Aug 05, 2012 20:16
At this time next week I'll be sitting in on the training for the volunteers at family retreat. Or maybe if it nice I'll sit outside and read. either way I'll be down in Oregon at the Joni and Friends retreat. I'm eager but nervous. One of the big things I'm nervous about is Flora. I briefly entertained not taking her, but feel we are at a point in our partnership where we should be together more time off not working would not be good for her. So she coming to a place where there will be other service dogs and lots of kids. Both of which are big distractions for her, dogs more than kids but she will choose to follow and be extra social towards kids if she can as well as dogs. The volunteers are all told not to interact with the dog and to keep kids away from the dogs, but I'm going to be giving the presentation on blindness on Monday and will be reminding them yet again. I may even explain about Flora's distractions since that might help.
I have no idea how she'll do in cafeteria situation.
Another situation I'm a bit concerned about is the worship time. The children are encouraged to move any way they want in the room and are given instruments (at least they were last year) so it can get a bit crazy. Flora might want to get up and join the fun. I've been advised by a long time handler to sit near the door in case Flora is just to hyped up and I want to leave.
Also on the subject of kids some of them have behaviors they might be frightening for Flora.
This is the first time I will be asking F to be in harness for long periods of time. Usually we do a route or go to volunteer for a couple hours and then she has the rest of the day off, so this will be different for her.
So there are just lots of things I'm unsure about.
I can leave her in the cabin during parts of the day if I choose too and we'll have an hour in the afternoon when my volunteer will have time off that we can both go back to the cabin and chill. I have a feeling we'll both need it. My volunteer will be thankful for the time off too I am sure. Poor them they have to spend a whole week with me! LOL I hope they like dogs. I did mention that in my interview.

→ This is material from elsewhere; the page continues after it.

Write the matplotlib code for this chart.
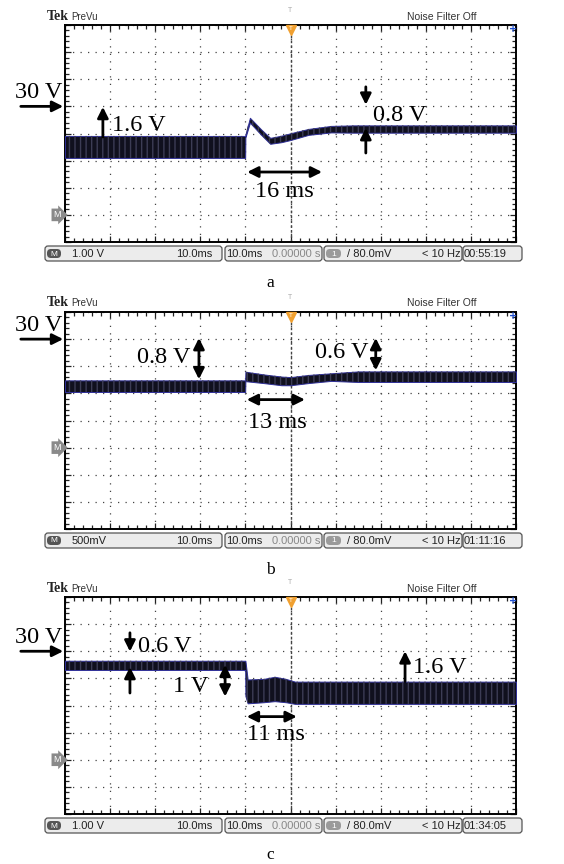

I have a feeling the teaching for the week will be challenging for me as well. It is on the verses from Ephesians that say that we are created by God to do good works which God has prepared for us to do. I've not heard teaching on these verses before but assume it will go down the path of God has a wonderful plan for your life. That is often a struggle for me to believe. I often don't feel like He does. I felt this way a lot this summer as I have no idea what this Fall holds for me. This struggle can often cause depression and anger. I wish that it didn't. I wish I could just say "okay God I'll just wait for what ever it is You have." But more often I say "Hi God I'm bored wrestless frustrated and stuck would You mind doing something like today!" Anyway, I'm just hoping I don't have to hard a time down there.
So, like I said, nervous but eager for times of worship, for meeting new people, eager to just be somewhere different doing something different. And because if there's 1 place where I feel completely safe being my uncertain, some times angry, sometimes depressed self is retreat. Because people there are not judging or if they are they keep their mouths shut LOL. Its a very accepting place. Its what the church should be like, but that's another post for another day.